Teles's most important finding is that effective institutionalization of legal change requires not only a demand for reform by voters or interest groups, but also a supply of trained advocates, public interest law firms, and judges willing and able to influence the law in the direction desired by an insurgent political movement. As Teles effectively demonstrates, public demand for legal change does not in itself generate the needed supply of institutional resources. Through his analysis of the growth of conservative and libertarian organizations such as the Federalist Society, the Institute for Justice, the Center for Individual Rights, and others, Teles chronicles the difficulties faced by the legal right in their attempts to create the cadre of lawyers and institutions they needed to challenge liberal dominance over the law. The successes and failures of this effort are instructive.

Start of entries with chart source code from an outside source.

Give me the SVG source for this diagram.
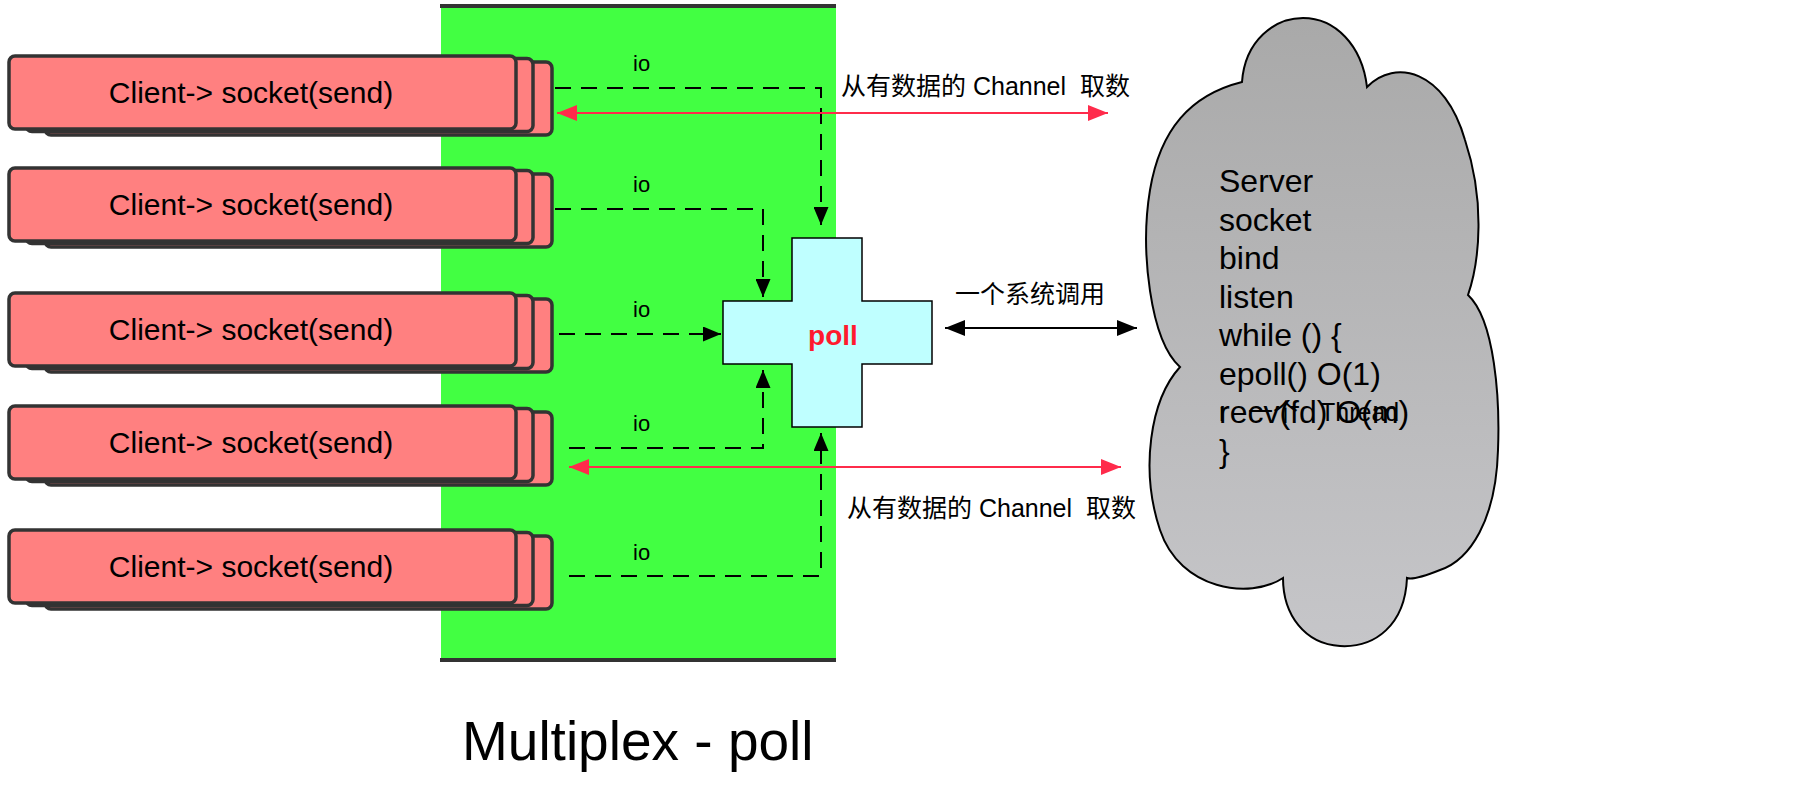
<svg xmlns="http://www.w3.org/2000/svg" width="1806" height="785" viewBox="0 0 1806 785">
<defs>
<style>
.txt{font-family:"Liberation Sans",Arial,"Noto Sans CJK SC",sans-serif;fill:#000}
.cli{fill:#FF8080;stroke:#333;stroke-width:3.5}
.dash{fill:none;stroke:#000;stroke-width:2;stroke-dasharray:16 10}
.red{fill:none;stroke:#FF2B4B;stroke-width:2}
.blk{fill:none;stroke:#000;stroke-width:2}
</style>
<marker id="ah" markerUnits="userSpaceOnUse" markerWidth="18" markerHeight="15" refX="18" refY="7.5" orient="auto"><path d="M0,0 L18,7.5 L0,15 z" fill="#000"/></marker>
<marker id="ahb" markerUnits="userSpaceOnUse" markerWidth="20" markerHeight="16" refX="20" refY="8" orient="auto-start-reverse"><path d="M0,0 L20,8 L0,16 z" fill="#000"/></marker>
<marker id="ahr" markerUnits="userSpaceOnUse" markerWidth="20" markerHeight="16" refX="20" refY="8" orient="auto-start-reverse"><path d="M0,0 L20,8 L0,16 z" fill="#FF2B4B"/></marker>
<linearGradient id="cg" x1="0" y1="0" x2="0" y2="1"><stop offset="0" stop-color="#A9A9A9"/><stop offset="1" stop-color="#C6C6C9"/></linearGradient>
<g id="stack"><rect x="45" y="6" width="507" height="73" rx="6" class="cli"/><rect x="26" y="2.5" width="507" height="73" rx="6" class="cli"/><rect x="9" y="0" width="507" height="73" rx="6" class="cli"/></g>
</defs>
<rect width="1806" height="785" fill="#fff"/>
<g id="multiplexer">
<rect x="441" y="6" width="395" height="654" fill="#42FF42"/>
<line x1="440" y1="6" x2="836" y2="6" stroke="#333" stroke-width="4"/>
<line x1="440" y1="660" x2="836" y2="660" stroke="#333" stroke-width="4"/>
</g>
<g id="client1"><use href="#stack" y="56"/><text class="txt" x="251" y="103" font-size="30" text-anchor="middle">Client-&gt; socket(send)</text></g>
<g id="client2"><use href="#stack" y="168"/><text class="txt" x="251" y="215" font-size="30" text-anchor="middle">Client-&gt; socket(send)</text></g>
<g id="client3"><use href="#stack" y="293"/><text class="txt" x="251" y="340" font-size="30" text-anchor="middle">Client-&gt; socket(send)</text></g>
<g id="client4"><use href="#stack" y="406"/><text class="txt" x="251" y="453" font-size="30" text-anchor="middle">Client-&gt; socket(send)</text></g>
<g id="client5"><use href="#stack" y="530"/><text class="txt" x="251" y="577" font-size="30" text-anchor="middle">Client-&gt; socket(send)</text></g>
<g id="poll">
<path d="M792,238 H862 V301 H932 V364 H862 V427 H792 V364 H723 V301 H792 Z" fill="#BFFFFF" stroke="#000" stroke-width="1.5"/>
<text x="833" y="345" font-size="28" font-weight="bold" text-anchor="middle" font-family="Liberation Sans,Arial,sans-serif" fill="#FF1A2E">poll</text>
</g>
<g id="server">
<path d="M1242,82 C1245,40 1275,18 1303,18 C1335,18 1362,45 1367,87 C1395,58 1445,70 1465,140 C1485,200 1480,260 1468,295 C1495,320 1500,400 1498,450 C1496,520 1470,560 1440,570 C1425,576 1412,580 1407,578 C1405,625 1375,648 1340,646 C1305,644 1283,615 1283,578 C1250,600 1180,590 1160,530 C1140,470 1150,400 1180,367 C1150,340 1140,250 1150,190 C1160,130 1190,95 1242,82 Z" fill="url(#cg)" stroke="#000" stroke-width="2"/>
<text class="txt" font-size="32"><tspan x="1219" y="192">Server</tspan><tspan x="1219" y="230.5">socket</tspan><tspan x="1219" y="269">bind</tspan><tspan x="1219" y="307.5">listen</tspan><tspan x="1219" y="346">while () {</tspan><tspan x="1219" y="384.5">epoll() O(1)</tspan><tspan x="1219" y="423">recv(fd) O(m)</tspan><tspan x="1219" y="461.5">}</tspan></text>
<text class="txt" font-size="25" y="421"><tspan x="1219">r</tspan><tspan x="1248">一个</tspan><tspan x="1320">Thread</tspan></text>
</g>
<g id="connectors">
<path class="dash" d="M555,88 H821 V225" marker-end="url(#ah)"/>
<path class="dash" d="M555,209 H763 V297" marker-end="url(#ah)"/>
<path class="dash" d="M559,334 H721" marker-end="url(#ah)"/>
<path class="dash" d="M569,448 H763 V370" marker-end="url(#ah)"/>
<path class="dash" d="M569,576 H821 V433" marker-end="url(#ah)"/>
<line class="red" x1="557" y1="113" x2="1108" y2="113" marker-start="url(#ahr)" marker-end="url(#ahr)"/>
<line class="red" x1="569" y1="467" x2="1121" y2="467" marker-start="url(#ahr)" marker-end="url(#ahr)"/>
<line class="blk" x1="945" y1="328" x2="1137" y2="328" marker-start="url(#ahb)" marker-end="url(#ahb)"/>
<text class="txt" font-size="22" x="633" y="71">io</text>
<text class="txt" font-size="22" x="633" y="192">io</text>
<text class="txt" font-size="22" x="633" y="317">io</text>
<text class="txt" font-size="22" x="633" y="431">io</text>
<text class="txt" font-size="22" x="633" y="560">io</text>
<text class="txt" font-size="25" x="841" y="95" xml:space="preserve">从有数据的 Channel  取数</text>
<text class="txt" font-size="25" x="847" y="517" xml:space="preserve">从有数据的 Channel  取数</text>
<text class="txt" font-size="25" x="955" y="303">一个系统调用</text>
</g>
<text class="txt" font-size="55" x="462" y="760">Multiplex - poll</text>
</svg>
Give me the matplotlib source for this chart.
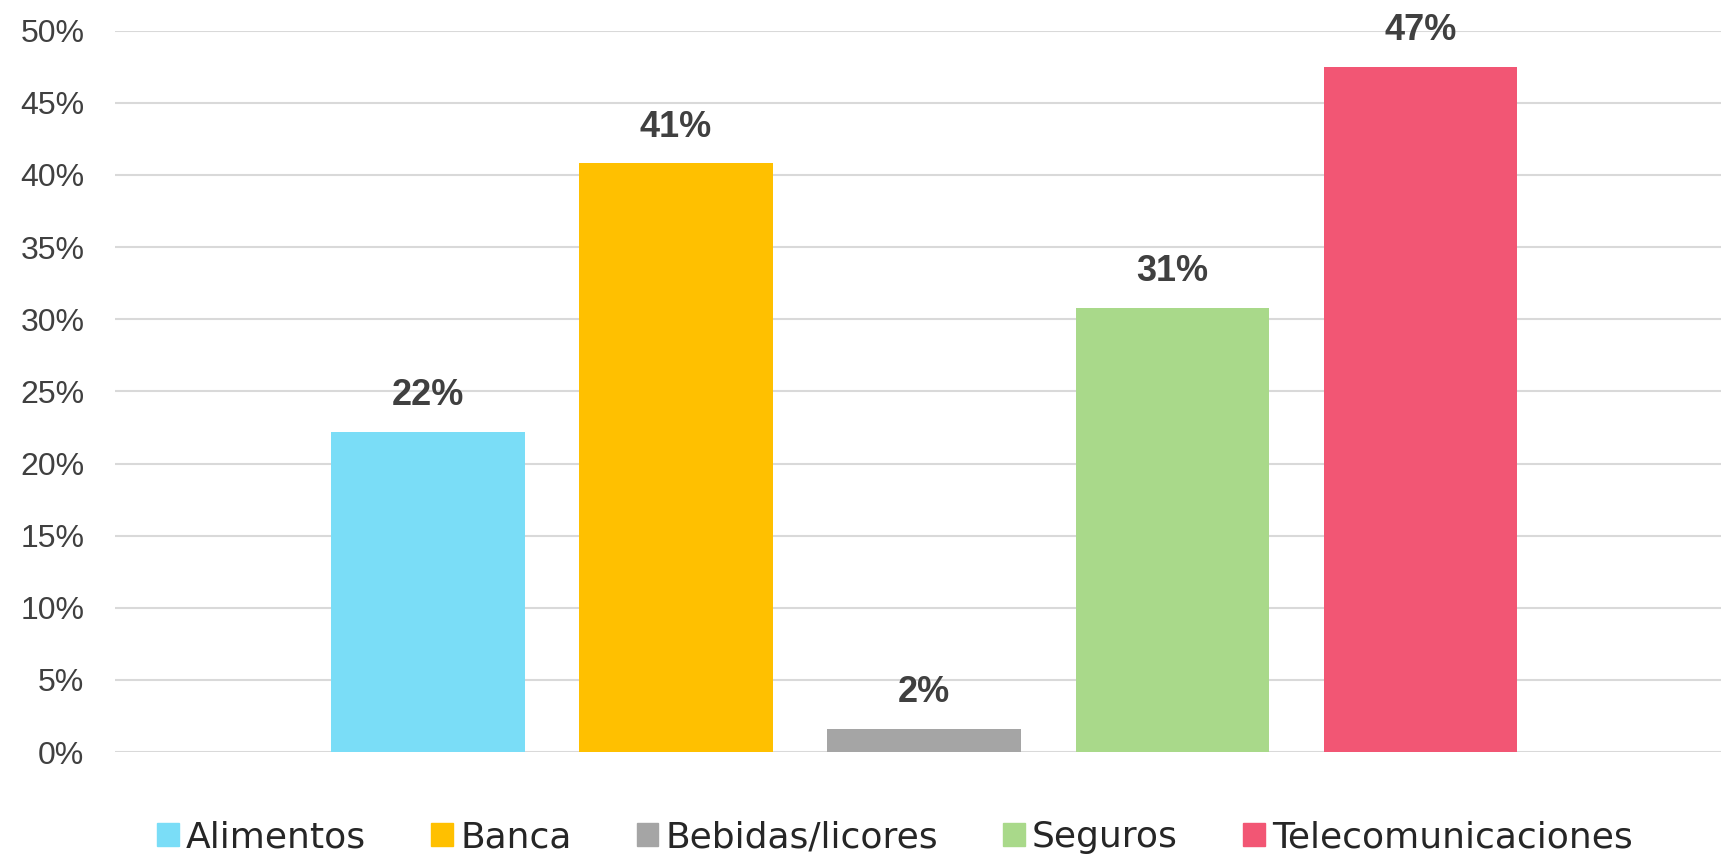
import matplotlib.pyplot as plt
from matplotlib.patches import Patch
from matplotlib.ticker import PercentFormatter

categories = ["Alimentos", "Banca", "Bebidas/licores", "Seguros", "Telecomunicaciones"]
values = [22.2, 40.8, 1.6, 30.8, 47.5]
labels = ["22%", "41%", "2%", "31%", "47%"]
colors = ["#7ADDF7", "#FFC000", "#A5A5A5", "#A9D98A", "#F25674"]
yticks = [0, 5, 10, 15, 20, 25, 30, 35, 40, 45, 50]

plt.rcParams['font.family'] = ['Liberation Sans', 'DejaVu Sans']

fig = plt.figure(figsize=(17.21, 8.58), dpi=100)
ax = fig.add_axes([0.0668, 0.1235, 0.9332, 0.8407])

x = list(range(len(categories)))
ax.bar(x, values, width=0.78, color=colors, zorder=2)

for xi, v, lab in zip(x, values, labels):
    ax.text(xi, v + 1.3, lab, ha="center", va="bottom", fontsize=26,
            fontweight="bold", color="#404040")

ax.set_ylim(0, 50)
ax.set_xlim(-1.26, 5.21)
ax.set_yticks(yticks)
ax.yaxis.set_major_formatter(PercentFormatter(decimals=0))
ax.set_xticks([])
ax.grid(axis="y", color="#D9D9D9", linewidth=1.5, zorder=0)
for s in ax.spines.values():
    s.set_visible(False)
ax.tick_params(axis="y", length=0, pad=22, labelsize=23, labelcolor="#404040")

handles = [Patch(color=c) for c in colors]
fig.legend(handles, categories, loc="center", bbox_to_anchor=(0.52, 0.024),
           ncol=5, frameon=False, prop={'family': 'DejaVu Sans', 'size': 26},
           handlelength=0.6, handleheight=0.6, handletextpad=0.2,
           columnspacing=1.8, labelcolor="#262626")

fig.savefig("out.png", dpi=100, facecolor="white")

Part III also briefly discusses a few limitations of Teles's argument. Perhaps the most important shortcoming is his neglect of social conservatives' efforts at law reform. Most of Teles's account focuses on libertarian organizations that sought to use judicial review to limit the power of government. Social conservatives, by contrast, sought to undo judicial constraints on government power for the purpose of using the state to advance social conservative ends, most notably, banning abortion and pornography. Fuller consideration of the social conservative experience is needed to test the generalizability of Teles's conclusions.
Finally, Part IV shifts gears and addresses some of the lessons of Teles's account for libertarians and conservatives who wish to strengthen judicial limits on government intervention in the economy. To succeed, pro-market public interest organizations must keep their distance from business interests. In addition, Teles shows that pro-market legal activists have not done enough to promote follow-up litigation to exploit and enforce major precedential victories. On this point, as on others, legal activists of the right can learn from their left-of-center counterparts.